— START —

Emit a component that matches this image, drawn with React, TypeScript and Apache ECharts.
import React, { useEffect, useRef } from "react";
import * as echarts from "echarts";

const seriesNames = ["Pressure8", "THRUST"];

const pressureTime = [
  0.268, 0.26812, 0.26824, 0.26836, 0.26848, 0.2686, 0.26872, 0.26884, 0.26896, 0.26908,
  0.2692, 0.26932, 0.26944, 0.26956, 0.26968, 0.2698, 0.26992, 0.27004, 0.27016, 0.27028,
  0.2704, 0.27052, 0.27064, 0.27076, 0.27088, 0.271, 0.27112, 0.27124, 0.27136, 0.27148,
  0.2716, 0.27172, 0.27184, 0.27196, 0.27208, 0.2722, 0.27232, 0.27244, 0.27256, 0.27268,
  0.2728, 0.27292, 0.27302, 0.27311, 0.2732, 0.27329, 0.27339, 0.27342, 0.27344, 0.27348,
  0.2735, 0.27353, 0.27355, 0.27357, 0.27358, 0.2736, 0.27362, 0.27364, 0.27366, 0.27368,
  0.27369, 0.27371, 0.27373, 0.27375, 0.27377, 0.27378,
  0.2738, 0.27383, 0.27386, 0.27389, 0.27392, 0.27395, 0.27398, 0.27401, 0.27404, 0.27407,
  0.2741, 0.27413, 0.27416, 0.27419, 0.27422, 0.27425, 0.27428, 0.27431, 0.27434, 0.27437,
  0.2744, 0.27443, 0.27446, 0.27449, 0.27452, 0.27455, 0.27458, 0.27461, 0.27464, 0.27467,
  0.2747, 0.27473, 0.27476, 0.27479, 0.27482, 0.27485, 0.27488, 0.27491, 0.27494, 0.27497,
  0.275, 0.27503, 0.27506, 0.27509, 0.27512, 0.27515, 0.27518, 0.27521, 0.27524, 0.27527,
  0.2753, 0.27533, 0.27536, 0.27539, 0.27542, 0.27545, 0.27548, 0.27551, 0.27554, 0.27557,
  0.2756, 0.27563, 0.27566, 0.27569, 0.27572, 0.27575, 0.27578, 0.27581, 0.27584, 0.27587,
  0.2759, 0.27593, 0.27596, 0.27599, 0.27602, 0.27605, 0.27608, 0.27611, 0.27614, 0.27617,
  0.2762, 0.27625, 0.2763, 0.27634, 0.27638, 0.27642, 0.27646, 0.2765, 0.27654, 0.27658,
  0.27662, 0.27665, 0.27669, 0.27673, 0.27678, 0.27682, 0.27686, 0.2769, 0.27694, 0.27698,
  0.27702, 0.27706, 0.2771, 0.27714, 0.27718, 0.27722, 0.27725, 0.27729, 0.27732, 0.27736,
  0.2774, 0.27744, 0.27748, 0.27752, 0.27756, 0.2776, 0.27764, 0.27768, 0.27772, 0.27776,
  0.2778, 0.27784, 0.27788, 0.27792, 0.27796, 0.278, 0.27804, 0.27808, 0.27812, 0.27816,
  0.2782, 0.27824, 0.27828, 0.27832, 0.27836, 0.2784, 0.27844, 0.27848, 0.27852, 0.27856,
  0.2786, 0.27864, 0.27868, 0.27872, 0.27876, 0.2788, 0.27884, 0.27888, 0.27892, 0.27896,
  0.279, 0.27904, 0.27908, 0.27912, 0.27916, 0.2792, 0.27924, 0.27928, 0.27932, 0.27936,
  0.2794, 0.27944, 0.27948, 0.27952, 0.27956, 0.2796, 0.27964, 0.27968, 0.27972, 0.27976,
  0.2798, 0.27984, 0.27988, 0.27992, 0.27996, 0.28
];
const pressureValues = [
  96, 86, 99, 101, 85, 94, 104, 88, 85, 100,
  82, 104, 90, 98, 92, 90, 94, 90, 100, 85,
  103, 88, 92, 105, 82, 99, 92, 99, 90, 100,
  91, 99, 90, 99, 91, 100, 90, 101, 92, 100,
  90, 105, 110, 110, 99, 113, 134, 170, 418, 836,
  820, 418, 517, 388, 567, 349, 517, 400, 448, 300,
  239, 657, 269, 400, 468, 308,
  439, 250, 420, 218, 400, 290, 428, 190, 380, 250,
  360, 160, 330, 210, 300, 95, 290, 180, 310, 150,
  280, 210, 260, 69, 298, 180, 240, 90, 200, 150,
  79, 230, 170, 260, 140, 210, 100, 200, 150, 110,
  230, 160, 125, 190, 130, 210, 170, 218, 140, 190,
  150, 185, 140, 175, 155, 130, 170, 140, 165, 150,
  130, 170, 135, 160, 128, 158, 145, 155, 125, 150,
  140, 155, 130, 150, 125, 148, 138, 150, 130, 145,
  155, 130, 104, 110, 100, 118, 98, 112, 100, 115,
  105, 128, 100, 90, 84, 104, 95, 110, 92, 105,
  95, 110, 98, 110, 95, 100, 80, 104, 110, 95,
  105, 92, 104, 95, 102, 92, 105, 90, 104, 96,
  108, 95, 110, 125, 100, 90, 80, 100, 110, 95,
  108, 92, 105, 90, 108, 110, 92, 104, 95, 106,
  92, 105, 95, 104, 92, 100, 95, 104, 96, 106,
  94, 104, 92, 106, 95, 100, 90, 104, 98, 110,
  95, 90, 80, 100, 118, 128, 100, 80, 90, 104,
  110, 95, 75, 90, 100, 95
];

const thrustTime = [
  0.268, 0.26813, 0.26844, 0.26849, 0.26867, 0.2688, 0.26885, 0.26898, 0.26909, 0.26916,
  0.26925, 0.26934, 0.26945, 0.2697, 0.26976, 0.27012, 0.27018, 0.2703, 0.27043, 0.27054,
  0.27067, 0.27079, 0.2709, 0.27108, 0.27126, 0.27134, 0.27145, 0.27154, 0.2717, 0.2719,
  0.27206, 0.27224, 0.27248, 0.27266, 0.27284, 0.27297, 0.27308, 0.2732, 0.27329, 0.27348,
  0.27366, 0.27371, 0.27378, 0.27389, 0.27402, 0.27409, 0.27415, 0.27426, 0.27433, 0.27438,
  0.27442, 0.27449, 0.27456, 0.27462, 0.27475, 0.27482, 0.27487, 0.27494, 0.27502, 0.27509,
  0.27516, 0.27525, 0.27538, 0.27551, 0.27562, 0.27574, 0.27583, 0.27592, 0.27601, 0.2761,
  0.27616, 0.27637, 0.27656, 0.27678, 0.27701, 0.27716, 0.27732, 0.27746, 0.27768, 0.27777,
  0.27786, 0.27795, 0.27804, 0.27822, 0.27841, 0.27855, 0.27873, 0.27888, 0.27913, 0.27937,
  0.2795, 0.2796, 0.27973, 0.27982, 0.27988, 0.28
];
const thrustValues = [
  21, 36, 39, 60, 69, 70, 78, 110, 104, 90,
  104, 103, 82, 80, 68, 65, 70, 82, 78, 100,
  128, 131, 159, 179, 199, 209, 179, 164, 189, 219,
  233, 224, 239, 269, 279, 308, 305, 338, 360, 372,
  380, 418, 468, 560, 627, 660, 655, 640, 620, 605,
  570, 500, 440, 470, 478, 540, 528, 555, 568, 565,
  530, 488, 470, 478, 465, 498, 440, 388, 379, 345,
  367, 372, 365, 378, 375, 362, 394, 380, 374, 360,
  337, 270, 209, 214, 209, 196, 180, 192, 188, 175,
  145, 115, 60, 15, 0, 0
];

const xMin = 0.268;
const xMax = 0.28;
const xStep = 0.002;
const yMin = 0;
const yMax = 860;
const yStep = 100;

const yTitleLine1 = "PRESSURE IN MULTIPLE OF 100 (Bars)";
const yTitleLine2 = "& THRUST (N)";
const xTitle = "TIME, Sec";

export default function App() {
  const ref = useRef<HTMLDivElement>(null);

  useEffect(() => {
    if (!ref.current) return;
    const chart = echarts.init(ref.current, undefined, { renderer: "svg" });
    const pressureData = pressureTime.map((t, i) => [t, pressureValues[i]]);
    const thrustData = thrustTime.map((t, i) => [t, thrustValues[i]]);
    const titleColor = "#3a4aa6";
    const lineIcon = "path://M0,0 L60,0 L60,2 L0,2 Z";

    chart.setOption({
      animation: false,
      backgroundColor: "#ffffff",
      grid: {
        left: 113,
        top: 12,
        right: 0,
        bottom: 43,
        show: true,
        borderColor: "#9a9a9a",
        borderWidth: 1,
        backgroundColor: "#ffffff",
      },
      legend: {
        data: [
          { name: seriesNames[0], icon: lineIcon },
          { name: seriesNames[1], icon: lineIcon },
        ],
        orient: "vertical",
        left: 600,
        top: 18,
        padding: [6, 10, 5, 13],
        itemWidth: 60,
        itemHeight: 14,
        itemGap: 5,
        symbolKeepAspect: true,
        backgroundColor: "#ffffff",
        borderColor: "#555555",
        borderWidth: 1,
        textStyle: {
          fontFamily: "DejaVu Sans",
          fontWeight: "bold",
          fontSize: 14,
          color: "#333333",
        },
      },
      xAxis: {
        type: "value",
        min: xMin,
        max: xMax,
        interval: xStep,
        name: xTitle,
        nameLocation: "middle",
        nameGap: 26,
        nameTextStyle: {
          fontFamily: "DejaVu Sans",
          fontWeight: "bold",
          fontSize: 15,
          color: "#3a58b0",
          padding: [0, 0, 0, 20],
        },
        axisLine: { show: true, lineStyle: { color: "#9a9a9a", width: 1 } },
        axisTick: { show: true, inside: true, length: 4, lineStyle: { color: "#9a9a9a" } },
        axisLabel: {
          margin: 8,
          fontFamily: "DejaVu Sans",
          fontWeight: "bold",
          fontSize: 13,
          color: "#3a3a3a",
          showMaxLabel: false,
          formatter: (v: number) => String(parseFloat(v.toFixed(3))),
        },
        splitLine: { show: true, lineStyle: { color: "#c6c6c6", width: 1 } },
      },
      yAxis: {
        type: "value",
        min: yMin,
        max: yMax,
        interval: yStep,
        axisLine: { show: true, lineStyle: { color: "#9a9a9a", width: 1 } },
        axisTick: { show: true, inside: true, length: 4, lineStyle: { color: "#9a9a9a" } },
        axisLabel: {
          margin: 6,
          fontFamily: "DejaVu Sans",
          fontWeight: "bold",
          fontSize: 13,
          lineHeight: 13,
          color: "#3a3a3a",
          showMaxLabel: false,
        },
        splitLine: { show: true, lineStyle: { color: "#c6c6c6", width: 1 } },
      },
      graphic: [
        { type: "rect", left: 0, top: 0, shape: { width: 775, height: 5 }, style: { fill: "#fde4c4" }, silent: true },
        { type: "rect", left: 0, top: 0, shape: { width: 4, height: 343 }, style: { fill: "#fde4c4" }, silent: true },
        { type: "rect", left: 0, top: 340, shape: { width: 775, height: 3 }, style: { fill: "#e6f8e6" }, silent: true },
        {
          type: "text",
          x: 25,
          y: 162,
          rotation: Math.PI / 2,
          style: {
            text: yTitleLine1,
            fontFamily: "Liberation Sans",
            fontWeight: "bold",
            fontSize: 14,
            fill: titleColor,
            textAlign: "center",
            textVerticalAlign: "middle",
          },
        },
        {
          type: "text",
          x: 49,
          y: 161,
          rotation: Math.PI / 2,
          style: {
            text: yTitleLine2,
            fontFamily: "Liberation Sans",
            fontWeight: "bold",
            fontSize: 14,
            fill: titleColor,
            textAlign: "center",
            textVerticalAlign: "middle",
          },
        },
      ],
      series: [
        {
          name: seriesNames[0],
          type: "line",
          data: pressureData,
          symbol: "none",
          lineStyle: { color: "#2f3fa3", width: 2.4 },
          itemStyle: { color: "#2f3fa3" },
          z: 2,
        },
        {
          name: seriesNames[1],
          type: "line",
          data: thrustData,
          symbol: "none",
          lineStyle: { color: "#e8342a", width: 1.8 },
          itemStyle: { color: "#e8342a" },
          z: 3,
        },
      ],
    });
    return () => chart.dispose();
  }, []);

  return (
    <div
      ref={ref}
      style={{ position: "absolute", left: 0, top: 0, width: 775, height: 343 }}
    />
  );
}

— END —

_Directions:_ Using the listing above, gather each line that holds the string "React" and copy it.

_Expected output:_
Emit a component that matches this image, drawn with React, TypeScript and Apache ECharts.
import React, { useEffect, useRef } from "react";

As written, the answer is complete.